Facebook sacrifie ses fans sur l’autel de la vidéo publicitaire

Jocelyn Jarnier, DG FullSIX Advertising, s'interroge sur les raisons qui ont poussé Facebook a introduire la vidéo publicitaire sur les murs de ses utilisateurs.

Le 17 décembre dernier, la firme de Menlo Park se décidait à ouvrir les walls à la publicité vidéo pour engranger quelques 500 m$ de revenus supplémentaires d’ici fin 2014. Pourtant, une semaine auparavant, Facebook venait de rentrer dans le Hall of Fame boursier du S & P 500.

Pourquoi « griller une telle cartouche » dans un contexte a priori si favorable ? Pourquoi risquer d’accroître encore la fuite de ses membres les plus jeunes (-25 % d’adolescents en trois ans aux USA – i strategylab 15/01/2014) ?

Serait-ce parce que ces adolescents se reporteront quoiqu’il arrive sur Twitter ou d’autres réseaux jugés plus « sociaux » ? La fanfare de gazouillis qui envahit depuis 6 à 8 mois les cours d’école le laisse penser, au même titre que l’engouement pour les Whisper, Snapchat et consorts.

Serait-ce l’avènement tant annoncé de Google + ? Si l’on en croit les chiffres, le réseau de Mountain View décollerait enfin avec 80 % d’utilisateurs actifs en plus sur 2013 et franchirait la barre des 300 millions.
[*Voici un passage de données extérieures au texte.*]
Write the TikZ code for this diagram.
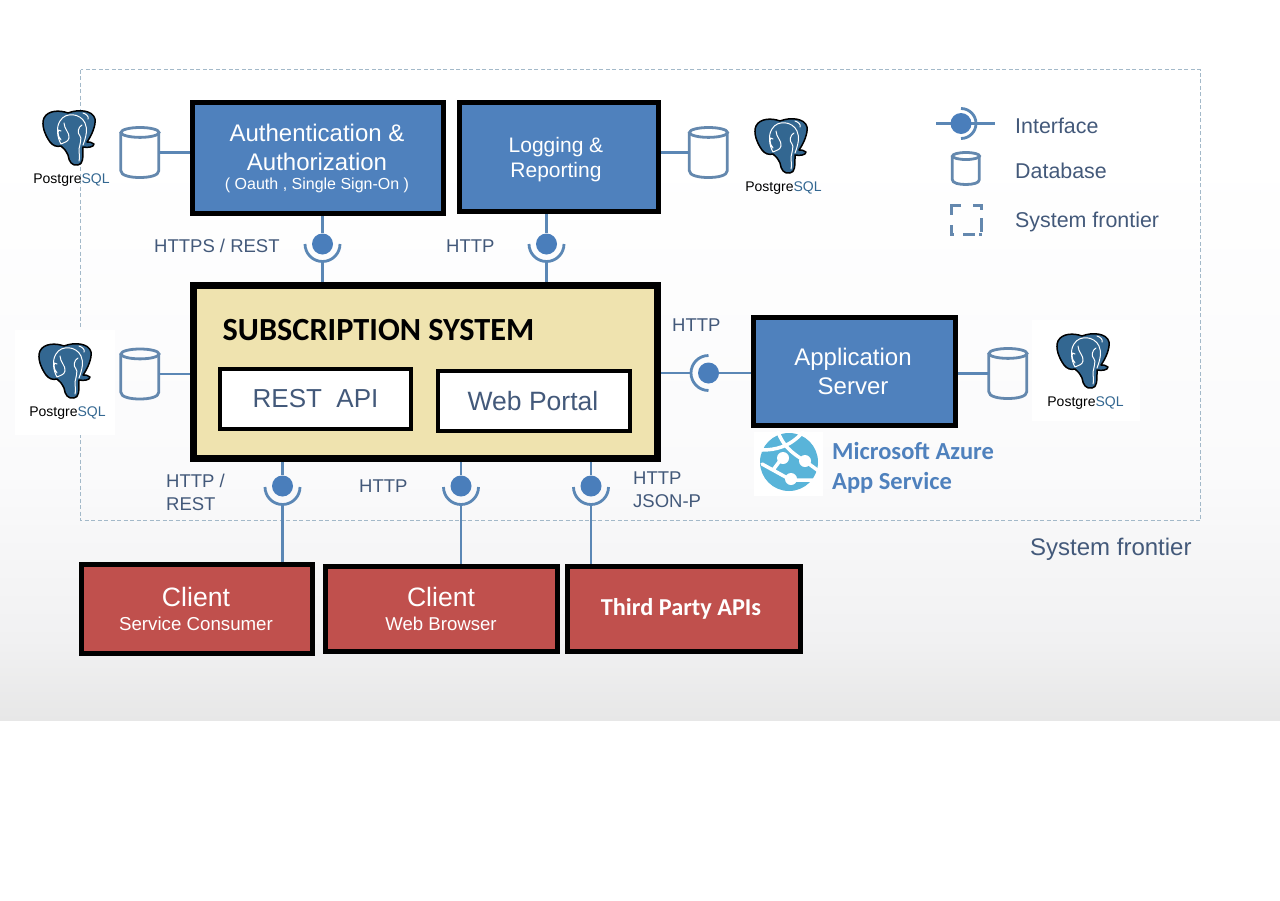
\documentclass[tikz,border=0pt]{standalone}
\usepackage{fontspec}
\setmainfont{Liberation Sans}
\newfontfamily\calibrifont{Carlito}
\usepackage{xcolor}

\definecolor{boxblue}{HTML}{4F81BD}
\definecolor{boxred}{HTML}{C0504D}
\definecolor{boxsand}{HTML}{EFE3AF}
\definecolor{linkblue}{HTML}{5B87B5}
\definecolor{dotblue}{HTML}{4A7EBB}
\definecolor{dbblue}{HTML}{6488AE}
\definecolor{textblue}{HTML}{43597A}
\definecolor{pgblue}{HTML}{336791}
\definecolor{azureblue}{HTML}{59B4D9}
\definecolor{frontierblue}{HTML}{A3B9C9}
\definecolor{bgone}{HTML}{FAFAFB}
\definecolor{bgtwo}{HTML}{F1F1F2}
\definecolor{bgthree}{HTML}{E7E7E7}

\tikzset{
  bigbox/.style={draw=black, line width=5pt, align=center, text=white, inner sep=0pt},
  bluebox/.style={bigbox, fill=boxblue},
  redbox/.style={bigbox, fill=boxred},
  innerbox/.style={draw=black, line width=4pt, fill=white, text=textblue, inner sep=0pt},
  link/.style={color=linkblue, line width=2.8pt},
  ifdot/.style={circle, fill=dotblue, minimum size=21pt, inner sep=0pt},
  dbase/.style={rectangle, minimum height=52pt, minimum width=40pt, inner sep=0pt},
  caption/.style={text=textblue, align=left, font=\fontsize{18.5}{23}\selectfont, inner sep=0pt},
  legendtext/.style={text=textblue, anchor=west, font=\fontsize{21.4}{24}\selectfont, inner sep=0pt},
  pglabel/.style={inner sep=0pt, font=\fontsize{14}{14}\selectfont},
}

% database drum: name, x, y, half width, half height
\newcommand{\dbdrum}[5]{
  \node[dbase, minimum width=2*#4 pt, minimum height=2*#5 pt] (#1) at (#2,#3) {};
  \draw[color=dbblue, line width=2.8pt] (#1.center) ++(0,-#5+0.26*#4)
    ellipse[x radius=#4 pt, y radius=0.26*#4 pt];
  \draw[color=dbblue, line width=2.8pt, line join=round]
    (#1.west) ++(0,-#5+0.26*#4) -- ++(0,2*#5-0.26*#4-0.36*#4)
    .. controls +(0,0.26*#4) and +(-0.5*#4,0) .. ++(#4,0.36*#4)
    .. controls +(0.5*#4,0) and +(0,0.26*#4) .. ++(#4,-0.36*#4)
    -- ++(0,-2*#5+0.26*#4+0.36*#4);
}

% elephant logo, top left corner at (#2,#3)
\newcommand{\pgelephant}[3]{
  \begin{scope}[shift={(#2,#3)}]
    \filldraw[fill=pgblue, draw=black, line width=1.5pt, line join=round]
      (26,2) .. controls (18,-1) and (6,-1) .. (2,7)
      .. controls (-1,14) and (3,24) .. (8,31)
      .. controls (11,35) and (15,36) .. (19,35)
      .. controls (22,37) and (24,40) .. (26,44)
      .. controls (27,51) and (30,55) .. (36,54)
      .. controls (41,53) and (41,48) .. (41,36)
      .. controls (46,37) and (52,36) .. (52,33)
      .. controls (50,31) and (47,31) .. (45,31)
      .. controls (50,24) and (54,14) .. (53,8)
      .. controls (51,-1) and (36,-2) .. (26,2) -- cycle;
    \draw[color=white, line width=1pt, line cap=round]
      (19,33) .. controls (15,26) and (14,16) .. (18,10) .. controls (21,5) and (26,3) .. (32,4)
      (19,20) .. controls (15,16) and (15,25) .. (19,29)
      (19,33) .. controls (23,31) and (26,31) .. (27,27) .. controls (28,22) and (22,18) .. (22,12)
      (41,34) .. controls (44,26) and (46,18) .. (43,12) .. controls (41,7) and (35,4) .. (32,4)
      (40,14) .. controls (36,16) and (35,22) .. (38,25) .. controls (40,27) and (38,33) .. (37,38)
      .. controls (37,42) and (38,47) .. (37,50)
      (46,8) .. controls (47,5) and (44,3) .. (41,2);
    \node[pglabel] (#1) at (29.5,69.5) {Post{\color{black}gre}{\color{pgblue}SQL}};
  \end{scope}
}

\begin{document}
\begin{tikzpicture}[x=1pt, y=-1pt]
\useasboundingbox (0,0) rectangle (1280,900);

% page background
\fill[color=white] (0,0) rectangle (1280,900);
\shade[top color=white, bottom color=bgone] (0,150) rectangle (1280,480);
\shade[top color=bgone, bottom color=bgtwo] (0,480) rectangle (1280,640);
\shade[top color=bgtwo, bottom color=bgthree] (0,640) rectangle (1280,720);

% system frontier
\draw[color=frontierblue, line width=0.8pt, dash pattern=on 4pt off 2.5pt] (80.5,69.5) rectangle (1200.5,520.5);

% white patches behind two of the logos
\fill[color=white] (15,330) rectangle (115,435);
\fill[color=white] (1032,320) rectangle (1140,421);
\fill[color=white] (754,432) rectangle (823,496);

% boxes
\node[bluebox, minimum width=251pt, minimum height=111pt] (auth) at (318,158) {};
\node[bluebox, minimum width=199pt, minimum height=109pt] (logging) at (559,157) {};
\node[draw=black, line width=7pt, fill=boxsand, minimum width=464pt, minimum height=173pt, inner sep=0pt] (subscr) at (425.5,372) {};
\node[innerbox, minimum width=191pt, minimum height=60pt, font=\fontsize{26}{30}\selectfont] (restapi) at (315.5,399) {REST\ \ API};
\node[innerbox, minimum width=192pt, minimum height=60pt, font=\fontsize{26.5}{30}\selectfont] (webportal) at (534,401) {\hspace{-2pt}Web Portal};
\node[bluebox, minimum width=202pt, minimum height=108pt] (appserver) at (854.5,371.5) {};
\node[redbox, minimum width=231pt, minimum height=89pt] (clientsc) at (197,609) {};
\node[redbox, minimum width=232pt, minimum height=85pt] (clientwb) at (441.5,609) {};
\node[redbox, minimum width=233pt, minimum height=85pt] (thirdparty) at (684,609) {};

% box texts
\node[text=white, inner sep=0pt, font=\fontsize{24}{29}\selectfont, align=center] (authtxt) at (317,147) {Authentication \&\\Authorization};
\node[text=white, inner sep=0pt, font=\fontsize{16}{20}\selectfont] (authsub) at (317,185) {( Oauth , Single Sign-On )};
\node[text=white, inner sep=0pt, font=\fontsize{21}{25}\selectfont, align=center] (logtxt) at (556,160) {Logging \&\\Reporting};
\node[text=white, inner sep=0pt, font=\fontsize{24}{29}\selectfont, align=center] (apptxt) at (853,371) {Application\\Server};
\node[text=black, inner sep=0pt, font=\calibrifont\bfseries\fontsize{32.3}{36}\selectfont] (subtxt) at (378.5,330) {SUBSCRIPTION SYSTEM};
\node[text=white, inner sep=0pt, font=\fontsize{26.6}{30}\selectfont] (cl1) at (196,597) {Client};
\node[text=white, inner sep=0pt, font=\fontsize{18.7}{22}\selectfont] (cl1sub) at (196,624) {Service Consumer};
\node[text=white, inner sep=0pt, font=\fontsize{26.6}{30}\selectfont] (cl2) at (441,597) {Client};
\node[text=white, inner sep=0pt, font=\fontsize{18.6}{22}\selectfont] (cl2sub) at (441,624) {Web Browser};
\node[text=white, inner sep=0pt, font=\calibrifont\bfseries\fontsize{24.3}{28}\selectfont] (thirdtxt) at (681,609) {Third Party APIs};

% interfaces
\coordinate (tipauth) at (322.5,261.5);
\coordinate (tiplog) at (546.5,261.5);
\coordinate (tipapp) at (691,373);
\coordinate (tipcl1) at (282.5,504.5);
\coordinate (tipcl2) at (461,504.5);
\coordinate (tipthird) at (591,504.5);

\foreach \tipname in {tipauth,tiplog,tipcl1,tipcl2,tipthird}
  \draw[link] (\tipname) ++(-17.5,-17.5) arc[start angle=180, end angle=360, radius=17.5pt];
\draw[link] (tipapp) ++(17.5,-17.5) arc[start angle=90, end angle=270, radius=17.5pt];

\node[ifdot] (ifauth) at (322.5,244) {};
\node[ifdot] (iflog) at (546.5,244) {};
\node[ifdot] (ifapp) at (708.5,373) {};
\node[ifdot] (ifcl1) at (282.5,486) {};
\node[ifdot] (ifcl2) at (461,486) {};
\node[ifdot] (ifthird) at (591,486) {};

\draw[link] (auth.south -| ifauth) -- (ifauth);
\draw[link] (tipauth) -- (subscr.north -| tipauth);
\draw[link] (logging.south -| iflog) -- (iflog);
\draw[link] (tiplog) -- (subscr.north -| tiplog);
\draw[link] (subscr.south -| ifcl1) -- (ifcl1);
\draw[link] (tipcl1) -- (clientsc.north -| tipcl1);
\draw[link] (subscr.south -| ifcl2) -- (ifcl2);
\draw[link] (tipcl2) -- (clientwb.north -| tipcl2);
\draw[link] (subscr.south -| ifthird) -- (ifthird);
\draw[link] (tipthird) -- (thirdparty.north -| tipthird);
\draw[link] (subscr.east |- tipapp) -- (tipapp);
\draw[link] (ifapp) -- (appserver.west |- ifapp);

% databases
\dbdrum{dbauth}{140}{152.5}{19}{25}
\dbdrum{dblog}{708.5}{152.5}{19}{25}
\dbdrum{dbsub}{140}{374}{19}{25}
\dbdrum{dbapp}{1008}{373.5}{19}{25}
\draw[link] (dbauth.east) -- (dbauth.east -| auth.west);
\draw[link] (dblog.west) -- (dblog.west -| logging.east);
\draw[link] (dbsub.east) -- (dbsub.east -| subscr.west);
\draw[link] (dbapp.west) -- (dbapp.west -| appserver.east);

% logos
\pgelephant{pgauth}{42}{111}
\pgelephant{pglog}{754}{119}
\pgelephant{pgsub}{38}{344}
\pgelephant{pgapp}{1056}{334}

% azure icon
\fill[color=azureblue] (789,462) circle (29pt);
\draw[color=white, line width=3.5pt, line cap=round]
  (762,450) .. controls (775,450) and (790,447) .. (803,432)
  (778,432) .. controls (783,445) and (790,452) .. (805,461) -- (820,472)
  (782,458) -- (773,470)
  (762,464) -- (791,480) -- (815,480);
\fill[color=white] (783,458) circle (6pt);
\fill[color=white] (805,461) circle (6pt);
\fill[color=white] (791,479) circle (6pt);
\node[text=boxblue, align=left, inner sep=0pt, anchor=west, font=\calibrifont\bfseries\fontsize{24.5}{29.5}\selectfont] (azuretxt) at (832,468) {Microsoft Azure\\App Service};

% protocol labels
\node[caption, anchor=west] (lbauth) at (154,246) {HTTPS / REST};
\node[caption, anchor=west] (lblog) at (446,246) {HTTP};
\node[caption, anchor=west] (lbapp) at (672,325) {HTTP};
\node[caption, anchor=west] (lbcl1) at (166,492) {HTTP /\\REST};
\node[caption, anchor=west] (lbcl2) at (359,486) {HTTP};
\node[caption, anchor=west] (lbthird) at (633,490) {HTTP\\JSON-P};

% legend
\coordinate (lgleft) at (936,123.5);
\coordinate (lgright) at (995,123.5);
\draw[link] (lgleft) -- (lgright);
\node[ifdot] (lgdot) at (961,123.5) {};
\draw[link] (961,108.5) arc[start angle=90, end angle=-90, radius=15pt];
\dbdrum{lgdb}{966}{168.5}{13.5}{16}
\draw[color=dbblue, line width=2.8pt]
  (961,205.5) -- (951.5,205.5) -- (951.5,215)
  (973,205.5) -- (981.5,205.5) -- (981.5,210)
  (981.5,218) -- (981.5,232)
  (951.5,225) -- (951.5,234.5) -- (954,234.5)
  (963,234.5) -- (975,234.5)
  (979,234.5) -- (981.5,234.5);
\node[legendtext] (lgif) at (1015,126) {Interface};
\node[legendtext] (lgdbtxt) at (1015,171) {Database};
\node[legendtext] (lgfr) at (1015,222) {System frontier};
\node[text=textblue, inner sep=0pt, anchor=west, font=\fontsize{24}{28}\selectfont] (frontiertxt) at (1030,549) {System frontier};

\end{tikzpicture}
\end{document}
Il est certain que Twitter et Google + font monter la pression sur le plus vieux des réseaux sociaux et le poussent à accélérer encore sa monétisation tant qu’il détient le leadership du nombre. Twitter parce qu’il incarne, au-delà d’un simple wall, un double danger : le potentiel d’un service d’instant messaging couplé à celui d’un moteur de recherche de trends. Google + parce qu’il offre toutes les possibilités d’un « Métaréseau », certes complexe à initier, mais capable à terme d’encapsuler et de gérer les fonctionnalités de tous les autres réseaux réunis.

L’arrivée de la publicité vidéo est donc plus qu’une simple nouveauté. Elle marque définitivement le passage du réseau de Mark Zuckerberg d’un modèle de croissance d’audience à celui de la monétisation de cette audience. Sous la poussée de ses concurrents occidentaux (sans parler des autres) et au risque de perdre de nombreux membres, voire même son âme, il semble avoir délaissé la promesse d’une publicité social 2.0, sur-mesure et non intrusive, au profit du bon vieux modèle de l’exploitation du trafic. Les jeunes fans de la première heure se détournent, les seniors arrivent en masse, avec des exigences de technicité et d’innovation beaucoup plus standard et des moyens financiers plus importants. C’est ce que l’on appelle l’arrivée à maturité d’un marché, au détail près qu’elle s’est faite en 10 ans et à l’échelle mondiale.

Une telle accélération de cycle laisse évidemment songeur sur la capacité du monde à fabriquer de la valeur dans la durée. Mais ça, c’est un autre débat.